====== DATASET SECTION

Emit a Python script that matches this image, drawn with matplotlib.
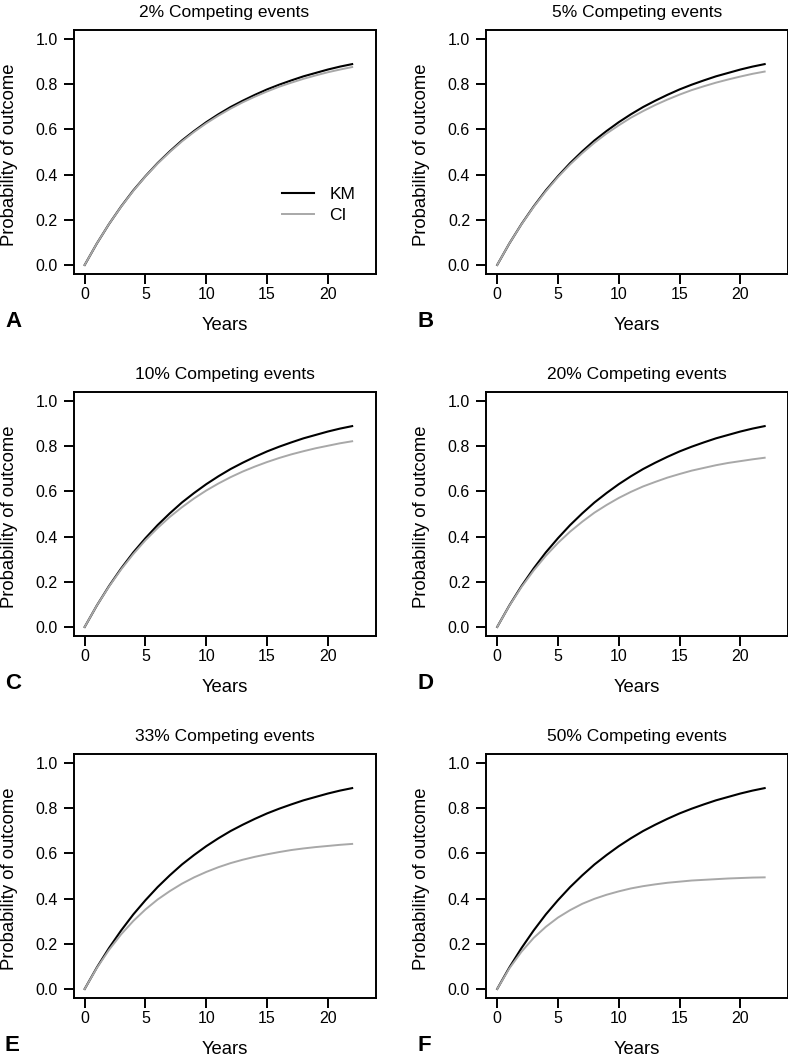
import matplotlib
matplotlib.use('Agg')
import matplotlib.pyplot as plt

plt.rcParams['font.family'] = ['Liberation Sans', 'DejaVu Sans']

years = list(range(23))

km = [0.000, 0.095, 0.181, 0.259, 0.330, 0.393, 0.451, 0.503, 0.551, 0.593, 0.632, 0.667,
      0.699, 0.727, 0.753, 0.777, 0.798, 0.817, 0.835, 0.850, 0.865, 0.878, 0.889]

ci_2 = [0.000, 0.095, 0.181, 0.258, 0.328, 0.392, 0.449, 0.500, 0.547, 0.589, 0.627, 0.661,
        0.692, 0.720, 0.745, 0.768, 0.789, 0.807, 0.824, 0.839, 0.853, 0.865, 0.876]
ci_5 = [0.000, 0.095, 0.180, 0.257, 0.326, 0.389, 0.445, 0.495, 0.541, 0.582, 0.618, 0.652,
        0.681, 0.708, 0.732, 0.754, 0.774, 0.791, 0.807, 0.821, 0.834, 0.846, 0.856]
ci_10 = [0.000, 0.095, 0.179, 0.255, 0.323, 0.384, 0.438, 0.487, 0.530, 0.569, 0.604, 0.635,
         0.663, 0.688, 0.710, 0.730, 0.748, 0.764, 0.778, 0.791, 0.802, 0.813, 0.822]
ci_20 = [0.000, 0.094, 0.177, 0.250, 0.315, 0.372, 0.422, 0.466, 0.506, 0.540, 0.571, 0.598,
         0.622, 0.642, 0.661, 0.677, 0.692, 0.704, 0.716, 0.726, 0.734, 0.742, 0.749]
ci_33 = [0.000, 0.093, 0.173, 0.242, 0.301, 0.352, 0.396, 0.433, 0.466, 0.494, 0.518, 0.539,
         0.557, 0.572, 0.585, 0.596, 0.606, 0.615, 0.622, 0.628, 0.633, 0.638, 0.642]
ci_50 = [0.000, 0.091, 0.165, 0.226, 0.275, 0.316, 0.349, 0.377, 0.399, 0.417, 0.432, 0.445,
         0.455, 0.463, 0.470, 0.475, 0.480, 0.483, 0.486, 0.489, 0.491, 0.493, 0.494]

titles = ['2% Competing events', '5% Competing events', '10% Competing events',
          '20% Competing events', '33% Competing events', '50% Competing events']
letters = ['A', 'B', 'C', 'D', 'E', 'F']
ci_all = [ci_2, ci_5, ci_10, ci_20, ci_33, ci_50]

W, H = 788, 1059
fig = plt.figure(figsize=(W / 100, H / 100), dpi=100)

lefts = [73.5, 486]
tops = [30, 392, 754]
aw, ah = 302, 244
gray = '#a8a8a8'

for i in range(6):
    row, col = i // 2, i % 2
    ax = fig.add_axes([lefts[col] / W, (H - tops[row] - ah) / H, aw / W, ah / H])
    ax.plot(years, km, color='black', lw=1.5, label='KM')
    ax.plot(years, ci_all[i], color=gray, lw=1.4, label='CI')
    ax.set_xlim(-0.92, 23.92)
    ax.set_ylim(-0.04, 1.04)
    ax.set_xticks([0, 5, 10, 15, 20])
    ax.set_yticks([0.0, 0.2, 0.4, 0.6, 0.8, 1.0])
    ax.set_yticklabels(['0.0', '0.2', '0.4', '0.6', '0.8', '1.0'])
    for s in ax.spines.values():
        s.set_linewidth(1.4)
    ax.tick_params(axis='both', direction='out', length=7, width=1.4, labelsize=11.5)
    ax.tick_params(axis='x', pad=2.5)
    ax.tick_params(axis='y', pad=4.5)
    ax.set_title(titles[i], fontsize=12.5, pad=9)
    ax.text(0.5, -0.2295, 'Years', transform=ax.transAxes, fontsize=13.3,
            ha='center', va='baseline')
    ax.text(-0.212, 0.49, 'Probability of outcome', transform=ax.transAxes, fontsize=13.3,
            rotation=90, ha='center', va='center')
    ax.text(-0.227, -0.217, letters[i], transform=ax.transAxes, fontsize=16,
            fontweight='bold', ha='left', va='baseline')
    if i == 0:
        ax.legend(loc='center', bbox_to_anchor=(0.812, 0.283), frameon=False,
                  fontsize=12.5, handlelength=1.8, handletextpad=0.9,
                  labelspacing=0.35, borderpad=0, borderaxespad=0)

fig.savefig('out.png', dpi=100)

============

**EXERCISE REQUIREMENTS**
In the listing above, find each line with the word "matplotlib" and copy it.

**EXERCISE ANSWER**
Emit a Python script that matches this image, drawn with matplotlib.
import matplotlib
matplotlib.use('Agg')
import matplotlib.pyplot as plt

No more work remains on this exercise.